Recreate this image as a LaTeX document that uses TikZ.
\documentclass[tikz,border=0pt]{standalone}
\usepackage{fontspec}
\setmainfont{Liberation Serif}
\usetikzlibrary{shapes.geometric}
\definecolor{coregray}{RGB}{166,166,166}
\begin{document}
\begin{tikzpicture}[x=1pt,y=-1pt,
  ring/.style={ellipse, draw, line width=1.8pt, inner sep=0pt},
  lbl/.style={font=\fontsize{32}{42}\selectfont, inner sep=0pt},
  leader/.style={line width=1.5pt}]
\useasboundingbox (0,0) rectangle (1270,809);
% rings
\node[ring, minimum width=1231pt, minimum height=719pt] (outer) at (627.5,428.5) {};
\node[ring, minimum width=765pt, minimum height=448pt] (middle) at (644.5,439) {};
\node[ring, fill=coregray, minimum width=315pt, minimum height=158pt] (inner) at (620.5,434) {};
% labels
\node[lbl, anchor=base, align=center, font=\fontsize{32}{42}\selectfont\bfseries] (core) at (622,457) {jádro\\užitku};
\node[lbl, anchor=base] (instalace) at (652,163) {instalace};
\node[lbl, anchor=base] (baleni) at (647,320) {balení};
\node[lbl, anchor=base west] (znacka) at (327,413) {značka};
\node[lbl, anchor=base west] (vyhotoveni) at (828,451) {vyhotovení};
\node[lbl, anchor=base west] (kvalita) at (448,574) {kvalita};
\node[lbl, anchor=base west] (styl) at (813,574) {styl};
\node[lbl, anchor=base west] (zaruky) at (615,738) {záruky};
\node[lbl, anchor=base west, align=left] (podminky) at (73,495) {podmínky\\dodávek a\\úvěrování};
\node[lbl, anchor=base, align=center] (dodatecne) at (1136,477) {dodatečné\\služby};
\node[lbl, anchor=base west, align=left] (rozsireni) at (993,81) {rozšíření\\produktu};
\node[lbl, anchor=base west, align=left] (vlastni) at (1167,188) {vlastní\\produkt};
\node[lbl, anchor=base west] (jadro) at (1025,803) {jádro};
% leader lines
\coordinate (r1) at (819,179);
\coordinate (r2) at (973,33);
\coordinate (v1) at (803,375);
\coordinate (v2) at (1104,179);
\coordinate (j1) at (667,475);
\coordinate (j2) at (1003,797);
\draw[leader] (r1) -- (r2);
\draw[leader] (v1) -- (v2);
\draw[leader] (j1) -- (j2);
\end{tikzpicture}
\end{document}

________________________________________

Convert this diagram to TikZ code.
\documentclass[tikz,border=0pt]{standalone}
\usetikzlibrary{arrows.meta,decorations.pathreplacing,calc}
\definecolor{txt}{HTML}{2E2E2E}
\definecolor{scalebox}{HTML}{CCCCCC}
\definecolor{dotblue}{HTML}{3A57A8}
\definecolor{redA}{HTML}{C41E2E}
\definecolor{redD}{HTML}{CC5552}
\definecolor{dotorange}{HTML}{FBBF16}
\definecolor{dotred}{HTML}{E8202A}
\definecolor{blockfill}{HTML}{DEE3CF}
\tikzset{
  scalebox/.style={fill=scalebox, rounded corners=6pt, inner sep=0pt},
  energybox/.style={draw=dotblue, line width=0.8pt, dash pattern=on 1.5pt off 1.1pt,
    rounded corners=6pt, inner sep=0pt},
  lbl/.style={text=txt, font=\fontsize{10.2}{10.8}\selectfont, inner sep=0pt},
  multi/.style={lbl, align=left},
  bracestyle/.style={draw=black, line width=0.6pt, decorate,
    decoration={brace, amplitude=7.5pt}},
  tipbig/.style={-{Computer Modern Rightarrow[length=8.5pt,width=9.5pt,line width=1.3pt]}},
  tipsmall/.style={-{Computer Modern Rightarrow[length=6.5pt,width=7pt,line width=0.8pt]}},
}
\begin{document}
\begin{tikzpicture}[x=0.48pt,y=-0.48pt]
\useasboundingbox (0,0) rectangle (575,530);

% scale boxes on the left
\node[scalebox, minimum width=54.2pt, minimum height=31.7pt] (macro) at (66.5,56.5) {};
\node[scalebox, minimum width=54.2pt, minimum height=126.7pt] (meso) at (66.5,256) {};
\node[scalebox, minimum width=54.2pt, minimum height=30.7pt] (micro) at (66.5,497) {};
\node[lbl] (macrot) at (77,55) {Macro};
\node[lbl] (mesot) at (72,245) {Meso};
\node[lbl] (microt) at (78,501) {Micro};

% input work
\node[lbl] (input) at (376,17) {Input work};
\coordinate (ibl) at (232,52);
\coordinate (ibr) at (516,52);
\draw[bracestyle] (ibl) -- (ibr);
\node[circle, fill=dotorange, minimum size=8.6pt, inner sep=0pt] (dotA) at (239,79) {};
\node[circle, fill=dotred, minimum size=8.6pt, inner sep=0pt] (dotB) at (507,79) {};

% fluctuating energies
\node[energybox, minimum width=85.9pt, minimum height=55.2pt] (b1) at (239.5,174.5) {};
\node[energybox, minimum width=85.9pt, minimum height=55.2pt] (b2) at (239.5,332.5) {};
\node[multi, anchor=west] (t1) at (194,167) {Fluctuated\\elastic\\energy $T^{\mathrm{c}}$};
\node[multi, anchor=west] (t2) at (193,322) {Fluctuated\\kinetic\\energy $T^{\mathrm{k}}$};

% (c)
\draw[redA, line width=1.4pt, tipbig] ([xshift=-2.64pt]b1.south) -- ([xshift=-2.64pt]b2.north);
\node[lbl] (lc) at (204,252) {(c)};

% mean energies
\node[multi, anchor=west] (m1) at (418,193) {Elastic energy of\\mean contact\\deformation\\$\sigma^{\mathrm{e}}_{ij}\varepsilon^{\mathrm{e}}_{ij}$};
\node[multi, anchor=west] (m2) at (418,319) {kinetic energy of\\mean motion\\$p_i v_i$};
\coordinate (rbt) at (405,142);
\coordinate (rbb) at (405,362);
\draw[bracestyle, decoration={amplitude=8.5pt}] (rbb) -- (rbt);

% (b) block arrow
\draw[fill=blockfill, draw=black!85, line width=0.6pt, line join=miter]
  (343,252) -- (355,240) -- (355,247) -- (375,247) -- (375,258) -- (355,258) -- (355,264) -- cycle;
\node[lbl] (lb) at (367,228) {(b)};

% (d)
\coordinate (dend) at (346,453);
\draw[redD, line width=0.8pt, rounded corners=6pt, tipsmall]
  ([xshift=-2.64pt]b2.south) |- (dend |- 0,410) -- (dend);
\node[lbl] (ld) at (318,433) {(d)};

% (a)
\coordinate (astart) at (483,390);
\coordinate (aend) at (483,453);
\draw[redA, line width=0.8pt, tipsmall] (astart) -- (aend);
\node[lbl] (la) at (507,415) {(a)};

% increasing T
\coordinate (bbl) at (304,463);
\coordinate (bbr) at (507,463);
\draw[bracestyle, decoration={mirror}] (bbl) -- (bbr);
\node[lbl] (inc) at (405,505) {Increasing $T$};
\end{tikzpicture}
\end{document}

________________________________________

▶ _Your goal_
Give again, word for word, every line of the listing above from the one with "Convert this diagram to TikZ code." to the one with "inner sep=0pt] (dotB)", both inclusive, and nothing beyond them.

▶ _The completed task_
Convert this diagram to TikZ code.
\documentclass[tikz,border=0pt]{standalone}
\usetikzlibrary{arrows.meta,decorations.pathreplacing,calc}
\definecolor{txt}{HTML}{2E2E2E}
\definecolor{scalebox}{HTML}{CCCCCC}
\definecolor{dotblue}{HTML}{3A57A8}
\definecolor{redA}{HTML}{C41E2E}
\definecolor{redD}{HTML}{CC5552}
\definecolor{dotorange}{HTML}{FBBF16}
\definecolor{dotred}{HTML}{E8202A}
\definecolor{blockfill}{HTML}{DEE3CF}
\tikzset{
  scalebox/.style={fill=scalebox, rounded corners=6pt, inner sep=0pt},
  energybox/.style={draw=dotblue, line width=0.8pt, dash pattern=on 1.5pt off 1.1pt,
    rounded corners=6pt, inner sep=0pt},
  lbl/.style={text=txt, font=\fontsize{10.2}{10.8}\selectfont, inner sep=0pt},
  multi/.style={lbl, align=left},
  bracestyle/.style={draw=black, line width=0.6pt, decorate,
    decoration={brace, amplitude=7.5pt}},
  tipbig/.style={-{Computer Modern Rightarrow[length=8.5pt,width=9.5pt,line width=1.3pt]}},
  tipsmall/.style={-{Computer Modern Rightarrow[length=6.5pt,width=7pt,line width=0.8pt]}},
}
\begin{document}
\begin{tikzpicture}[x=0.48pt,y=-0.48pt]
\useasboundingbox (0,0) rectangle (575,530);

% scale boxes on the left
\node[scalebox, minimum width=54.2pt, minimum height=31.7pt] (macro) at (66.5,56.5) {};
\node[scalebox, minimum width=54.2pt, minimum height=126.7pt] (meso) at (66.5,256) {};
\node[scalebox, minimum width=54.2pt, minimum height=30.7pt] (micro) at (66.5,497) {};
\node[lbl] (macrot) at (77,55) {Macro};
\node[lbl] (mesot) at (72,245) {Meso};
\node[lbl] (microt) at (78,501) {Micro};

% input work
\node[lbl] (input) at (376,17) {Input work};
\coordinate (ibl) at (232,52);
\coordinate (ibr) at (516,52);
\draw[bracestyle] (ibl) -- (ibr);
\node[circle, fill=dotorange, minimum size=8.6pt, inner sep=0pt] (dotA) at (239,79) {};
\node[circle, fill=dotred, minimum size=8.6pt, inner sep=0pt] (dotB) at (507,79) {};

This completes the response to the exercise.